Всякий противник сталинизма скажет, что злодей в принципе не может быть великим. Он скажет вам, что “отец народов” был гнусным, маленьким, трусливым человечком, недалеким, но самовлюбленным, примерно таким, каким изобразил его Солженицын в романе “В круге первом”. “Гениальная посредственность”, выражаясь словами другого великого злодея, не более. Кстати, такого взгляда на личность “великого и мудрого корифея всех наук” придерживается и Борис Хазанов: “Через пятьдесят лет после смерти Иосифа Сталина мы спрашиваем, что осталось от вождя. Осталась память о победе, которую он приписал себе. Остались сочинения, поражающие убогостью мысли и языка. Остались воспоминания о нищете и голоде, о двадцати миллионах расстрелянных, замученных, закопанных на гигантских полях захоронений, погибших на этапах, в концлагерях и ссылках. Осталась толпа почитателей, с морковными знаменами, с нестареющим портретом на палке. Остались сапоги”.
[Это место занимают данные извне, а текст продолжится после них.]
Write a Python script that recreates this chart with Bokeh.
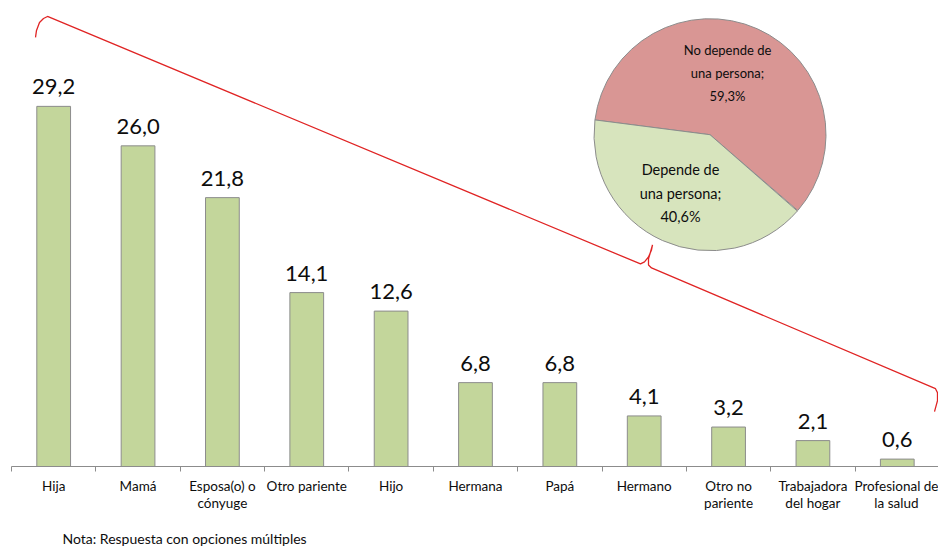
import numpy as np
from bokeh.plotting import figure
from bokeh.models import FixedTicker, Label, LabelSet, ColumnDataSource, Range1d, Title
from bokeh.core.properties import value
from bokeh.embed import file_html
from bokeh.resources import INLINE

# ---------------- data ----------------
categories = ["Hija", "Mamá", "Esposa(o) o\ncónyuge", "Otro pariente", "Hijo",
              "Hermana", "Papá", "Hermano", "Otro no\npariente",
              "Trabajadora\ndel hogar", "Profesional de\nla salud"]
values = [29.2, 26.0, 21.8, 14.1, 12.6, 6.8, 6.8, 4.1, 3.2, 2.1, 0.6]

pie_labels = ["No depende de\nuna persona", "Depende de\nuna persona"]
pie_values = [59.3, 40.6]

note = "Nota: Respuesta con opciones múltiples"

# ---------------- geometry / style ----------------
FONT = "Lato"
W, H = 938, 546
BASE_Y = 467       # screen y of the baseline
BOTTOM = H - BASE_Y
DX = 84.36         # px per category
DY = 12.36         # px per unit
X_START = -0.5 - 11 / DX
FRAME_H = BASE_Y

BAR_FILL = "#c3d69b"
OUTLINE = "#8c8c8c"
PIE_COLORS = ["#d99694", "#d7e4bd"]
BRACE = "#e02424"
TEXT = "#0d0d0d"


def px_x(sx):
    return X_START + sx / DX


def px_y(sy):
    return (FRAME_H - sy) / DY


p = figure(width=W, height=H, output_backend="svg", toolbar_location=None,
           x_range=Range1d(X_START, X_START + W / DX),
           y_range=Range1d(0, FRAME_H / DY),
           y_axis_location=None,
           min_border_left=0, min_border_right=0, min_border_top=0,
           min_border_bottom=BOTTOM)
p.outline_line_color = None
p.xgrid.visible = False
p.ygrid.visible = False

idx = list(range(len(categories)))

# bars
p.vbar(x=idx, top=values, width=0.4, fill_color=BAR_FILL, line_color=OUTLINE, line_width=1)

src = ColumnDataSource(dict(x=idx, y=values,
                            t=[f"{v:.1f}".replace(".", ",") for v in values]))
p.add_layout(LabelSet(x="x", y="y", text="t", source=src, y_offset=12,
                      text_align="center", text_baseline="alphabetic",
                      text_font=value(FONT), text_font_size="22px", text_color=TEXT))

# axis
ax = p.xaxis[0]
ax.ticker = FixedTicker(ticks=idx, minor_ticks=[i - 0.5 for i in range(len(categories) + 1)])
ax.major_label_overrides = {i: c for i, c in enumerate(categories)}
ax.bounds = (-0.5, len(categories) - 0.5)
ax.axis_line_color = OUTLINE
ax.major_tick_line_color = None
ax.major_tick_out = 0
ax.major_tick_in = 0
ax.minor_tick_line_color = OUTLINE
ax.minor_tick_out = 5
ax.minor_tick_in = 0
ax.major_label_standoff = 6
ax.major_label_text_font = FONT
ax.major_label_text_font_size = "13.5px"
ax.major_label_text_color = TEXT
ax.major_label_text_line_height = 1.1
# blank spacer below the tick labels, so that the note sits lower
ax.axis_label = " "
ax.axis_label_standoff = 0
ax.axis_label_text_font_size = "8.5px"

# note below the axis
p.add_layout(Title(text=note, align="left", offset=62, text_font=FONT,
                   text_font_size="14px", text_font_style="normal",
                   text_color=TEXT, standoff=0), "below")

# pie
PIE_START_DEG = -40.8
fr = np.array(pie_values) / 100.0 * 2 * np.pi
starts = np.deg2rad(PIE_START_DEG) + np.concatenate([[0.0], np.cumsum(fr)[:-1]])
ends = starts + fr
cx, cy = px_x(709.5), px_y(134.5)
p.wedge(x=cx, y=cy, radius=116, radius_units="screen",
        start_angle=starts, end_angle=ends,
        fill_color=PIE_COLORS, line_color=OUTLINE, line_width=1)

pie_texts = [f"{l};\n{v:.1f}%".replace(".", ",") for l, v in zip(pie_labels, pie_values)]
pie_label_pos = [(727, 72.5, "13px", 1.45), (680, 193, "14.5px", 1.4)]
for t, (lx, ly, fs, lh) in zip(pie_texts, pie_label_pos):
    p.add_layout(Label(x=px_x(lx), y=px_y(ly), text=t, text_align="center",
                       text_baseline="middle", text_font=FONT, text_font_size=fs,
                       text_line_height=lh, text_color=TEXT))

# brace
brace_px = [(35, 37), (36, 30), (39, 22), (43, 18), (47, 16),
            (640, 264), (644, 262), (648, 257), (651, 250), (652, 245),
            (650, 252), (648, 259), (648, 265), (651, 268),
            (935, 389), (937, 393), (937, 401), (934, 412)]
p.line(x=[px_x(a) for a, b in brace_px], y=[px_y(b) for a, b in brace_px],
       line_color=BRACE, line_width=1.3)

open("out.html", "w").write(file_html(p, INLINE))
Отчаявшись понять кровавый кошмар истории, Борис Хазанов предпочитает попросту уйти от него в иную реальность, в реальность литературную. В отличие от истории, царства необходимости, литература для него — мир свободы. Пусть так, но мы с вами, читатель, за ним не пойдем. И вот почему. История вещь крайне сложная, запутанная, но чрезвычайно увлекательная. Для Бориса Хазанова история, к сожалению, предстает исключительно как история преступлений. Свое эссе он начинает с экскурса в историю Костромской и Нижегородской областей, который, впрочем, оканчивается на истории Унженского исправиетльно-трудового лагеря (Унжлага), одного из элементов системы ГУЛАГа. Но неужели же ничем иным и не примечательны эти места? Не там ли родились Кулибин и Лобачевский, Добролюбов и Милий Балакирев, Мельников-Печерский и Максим Горький. Не в тех ли местах Минин и Пожарский собирали земское ополчение? Не там ли керженские леса и легендарное озеро Светлояр? А ярмарка Макарьевская? Да много еще чем славны те места. И Унжлаг, конечно, был, и его не забудем, но нельзя свести историю нижегородского края к истории Унжлага, а историю России к истории ГУЛАГа. Прочитав эссе Бориса Хазанова, я тут же собрался писать трактат о пользе изучения истории. К счастью, вовремя остановился, решив передать задачу апологии истории человеку, владевшему пером несравненно лучше вашего покорного слуги:
“История в некотором смысле есть священная книга народов: главная, необходимая; зерцало их бытия и деятельности; скрижаль откровений и правил; завет предков к потомству; дополнение, изъяснение настоящего и пример будущего.
Правители, законодатели действуют по указаниям истории и смотрят на ее листы, как мореплаватели на чертежи морей. Мудрость человеческая имеет нужду в опытах, а жизнь кратковременна. <…>
Но и простой гражданин должен читать историю. Она мирит его с несовершенством видимого порядка вещей, как с обыкновенным явлением во всех веках; утешает в государственных бедствиях, свидетельствуя, что и прежде бывали подобные, бывали еще ужаснейшие, и государство не разрушалось; она питает нравственное чувство и праведным судом своим располагает душу к справедливости, которая утверждает наше благо и согласие общества.
Вот польза: сколько же удовольствий для сердца и разума!”
Н.М. Карамзин. “История государства Российского”.